Testing Quality at Home
Professional essential oil producers verify purity by vaporizing a tiny sample and analyzing its chemical fingerprint, comparing the results against established profiles for that plant species. This type of lab analysis can detect synthetic additives, carrier oil contamination, or the presence of cheaper oils blended in to stretch the product. You won’t have access to that equipment at home, but you can do basic checks.
Place a single drop of your oil on a piece of white paper and let it evaporate. A pure essential oil will evaporate completely or leave only a faint trace. A greasy, lingering stain suggests contamination with a fatty carrier oil. Smell matters too: compare your oil to a known-quality commercial sample of the same plant. Off-notes, chemical sharpness, or a flat scent can indicate that the distillation ran too hot or too long.
Using Homemade Oils Safely
Never apply undiluted essential oil directly to your skin. Skin reactions are the most common adverse effect of essential oil use, and undiluted application is the leading cause. Always dilute your oil in a carrier oil (such as jojoba, sweet almond, or fractionated coconut oil) before topical use. A standard adult dilution for full-body application is around 2 to 3 percent, which works out to roughly 12 to 18 drops of essential oil per ounce of carrier oil. For children under six, dilutions should be significantly lower.

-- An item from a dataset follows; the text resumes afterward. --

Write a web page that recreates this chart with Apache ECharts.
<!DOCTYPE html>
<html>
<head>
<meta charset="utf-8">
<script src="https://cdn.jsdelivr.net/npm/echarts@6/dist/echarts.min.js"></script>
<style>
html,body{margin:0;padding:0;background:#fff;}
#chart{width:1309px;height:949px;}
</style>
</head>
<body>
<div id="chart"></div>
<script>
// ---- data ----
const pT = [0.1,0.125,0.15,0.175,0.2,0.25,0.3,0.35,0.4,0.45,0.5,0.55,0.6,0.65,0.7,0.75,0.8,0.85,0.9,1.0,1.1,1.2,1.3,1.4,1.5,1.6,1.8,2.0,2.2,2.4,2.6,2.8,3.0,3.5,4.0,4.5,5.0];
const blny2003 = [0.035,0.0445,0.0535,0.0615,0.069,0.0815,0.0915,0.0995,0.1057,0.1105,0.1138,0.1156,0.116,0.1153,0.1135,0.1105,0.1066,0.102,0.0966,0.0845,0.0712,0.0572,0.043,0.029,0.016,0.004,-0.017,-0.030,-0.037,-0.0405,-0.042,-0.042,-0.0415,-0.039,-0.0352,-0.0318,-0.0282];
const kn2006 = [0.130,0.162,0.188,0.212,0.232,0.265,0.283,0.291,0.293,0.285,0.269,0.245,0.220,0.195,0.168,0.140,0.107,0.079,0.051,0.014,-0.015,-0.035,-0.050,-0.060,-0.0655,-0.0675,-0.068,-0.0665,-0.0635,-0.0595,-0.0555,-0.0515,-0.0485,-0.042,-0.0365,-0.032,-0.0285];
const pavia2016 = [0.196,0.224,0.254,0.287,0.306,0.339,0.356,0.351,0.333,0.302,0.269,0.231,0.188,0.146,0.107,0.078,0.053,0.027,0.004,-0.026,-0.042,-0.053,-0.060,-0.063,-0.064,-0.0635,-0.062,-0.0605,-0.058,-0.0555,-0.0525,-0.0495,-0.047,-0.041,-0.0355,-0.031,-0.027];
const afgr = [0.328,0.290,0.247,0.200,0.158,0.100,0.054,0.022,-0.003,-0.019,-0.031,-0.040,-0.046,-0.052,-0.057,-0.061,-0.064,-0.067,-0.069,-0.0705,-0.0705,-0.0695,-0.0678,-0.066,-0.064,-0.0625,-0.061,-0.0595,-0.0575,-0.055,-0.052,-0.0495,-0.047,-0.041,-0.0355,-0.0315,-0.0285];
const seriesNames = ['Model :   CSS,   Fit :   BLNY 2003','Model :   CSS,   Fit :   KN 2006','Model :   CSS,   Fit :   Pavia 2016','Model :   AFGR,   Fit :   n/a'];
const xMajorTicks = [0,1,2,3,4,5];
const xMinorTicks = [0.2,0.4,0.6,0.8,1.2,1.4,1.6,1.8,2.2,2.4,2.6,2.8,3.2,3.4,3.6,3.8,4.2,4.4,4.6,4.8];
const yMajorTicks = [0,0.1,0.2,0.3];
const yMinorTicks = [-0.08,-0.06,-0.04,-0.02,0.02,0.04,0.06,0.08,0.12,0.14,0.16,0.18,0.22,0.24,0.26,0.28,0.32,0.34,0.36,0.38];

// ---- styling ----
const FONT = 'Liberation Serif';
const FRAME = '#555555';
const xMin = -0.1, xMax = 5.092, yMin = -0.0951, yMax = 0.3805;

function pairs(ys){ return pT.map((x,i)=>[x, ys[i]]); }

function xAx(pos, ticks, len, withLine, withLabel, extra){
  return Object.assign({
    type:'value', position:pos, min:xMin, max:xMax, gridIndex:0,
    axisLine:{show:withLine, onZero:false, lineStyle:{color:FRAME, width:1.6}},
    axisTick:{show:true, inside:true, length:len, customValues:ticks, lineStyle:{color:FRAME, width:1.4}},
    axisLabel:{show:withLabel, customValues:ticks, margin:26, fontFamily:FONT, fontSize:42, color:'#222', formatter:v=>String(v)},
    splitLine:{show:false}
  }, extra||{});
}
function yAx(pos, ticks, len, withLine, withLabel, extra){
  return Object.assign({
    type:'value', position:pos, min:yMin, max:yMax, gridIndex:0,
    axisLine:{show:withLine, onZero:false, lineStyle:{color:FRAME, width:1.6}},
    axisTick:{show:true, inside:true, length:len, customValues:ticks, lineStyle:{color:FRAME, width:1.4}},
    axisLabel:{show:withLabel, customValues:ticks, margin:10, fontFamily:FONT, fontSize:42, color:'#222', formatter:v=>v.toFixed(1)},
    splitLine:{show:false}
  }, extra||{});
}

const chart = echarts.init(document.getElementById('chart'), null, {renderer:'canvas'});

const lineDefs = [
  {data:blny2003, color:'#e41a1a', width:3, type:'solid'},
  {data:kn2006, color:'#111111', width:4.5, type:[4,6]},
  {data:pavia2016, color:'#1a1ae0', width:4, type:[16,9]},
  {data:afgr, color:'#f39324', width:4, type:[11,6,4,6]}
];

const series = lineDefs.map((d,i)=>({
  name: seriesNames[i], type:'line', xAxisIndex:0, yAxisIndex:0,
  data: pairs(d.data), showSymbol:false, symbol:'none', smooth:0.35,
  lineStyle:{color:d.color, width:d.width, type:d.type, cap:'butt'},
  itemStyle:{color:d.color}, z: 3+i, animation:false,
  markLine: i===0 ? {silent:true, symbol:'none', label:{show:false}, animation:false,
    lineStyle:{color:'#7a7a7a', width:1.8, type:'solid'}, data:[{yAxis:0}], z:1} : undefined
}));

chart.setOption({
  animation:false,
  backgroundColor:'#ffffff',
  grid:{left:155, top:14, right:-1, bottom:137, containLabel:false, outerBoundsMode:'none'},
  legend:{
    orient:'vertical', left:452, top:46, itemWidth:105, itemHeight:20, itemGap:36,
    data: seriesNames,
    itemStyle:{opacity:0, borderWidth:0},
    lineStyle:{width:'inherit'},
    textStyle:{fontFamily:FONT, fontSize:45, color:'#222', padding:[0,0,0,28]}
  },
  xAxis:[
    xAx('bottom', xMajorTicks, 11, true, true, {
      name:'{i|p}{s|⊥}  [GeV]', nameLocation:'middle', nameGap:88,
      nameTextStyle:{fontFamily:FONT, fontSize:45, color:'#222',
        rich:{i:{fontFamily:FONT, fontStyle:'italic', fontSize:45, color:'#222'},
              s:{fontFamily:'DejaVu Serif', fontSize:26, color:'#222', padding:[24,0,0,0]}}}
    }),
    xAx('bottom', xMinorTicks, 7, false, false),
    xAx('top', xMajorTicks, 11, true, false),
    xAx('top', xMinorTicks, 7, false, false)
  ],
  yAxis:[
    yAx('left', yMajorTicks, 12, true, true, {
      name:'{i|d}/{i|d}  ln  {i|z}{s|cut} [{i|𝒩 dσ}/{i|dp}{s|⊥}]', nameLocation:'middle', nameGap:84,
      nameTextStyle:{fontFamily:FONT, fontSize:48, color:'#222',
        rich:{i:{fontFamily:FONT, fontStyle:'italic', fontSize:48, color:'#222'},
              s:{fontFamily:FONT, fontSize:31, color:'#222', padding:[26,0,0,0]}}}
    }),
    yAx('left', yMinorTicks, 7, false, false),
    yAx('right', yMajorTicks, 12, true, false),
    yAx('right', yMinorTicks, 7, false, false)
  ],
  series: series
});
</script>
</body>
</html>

Keep essential oils away from your eyes and mucous membranes. If you’re using an oil for the first time, apply a small diluted amount to the inside of your forearm and wait 24 hours to check for redness or irritation before broader use. Some oils, particularly cold-pressed citrus oils, can make your skin more sensitive to sunlight, so avoid sun exposure on areas where you’ve applied them.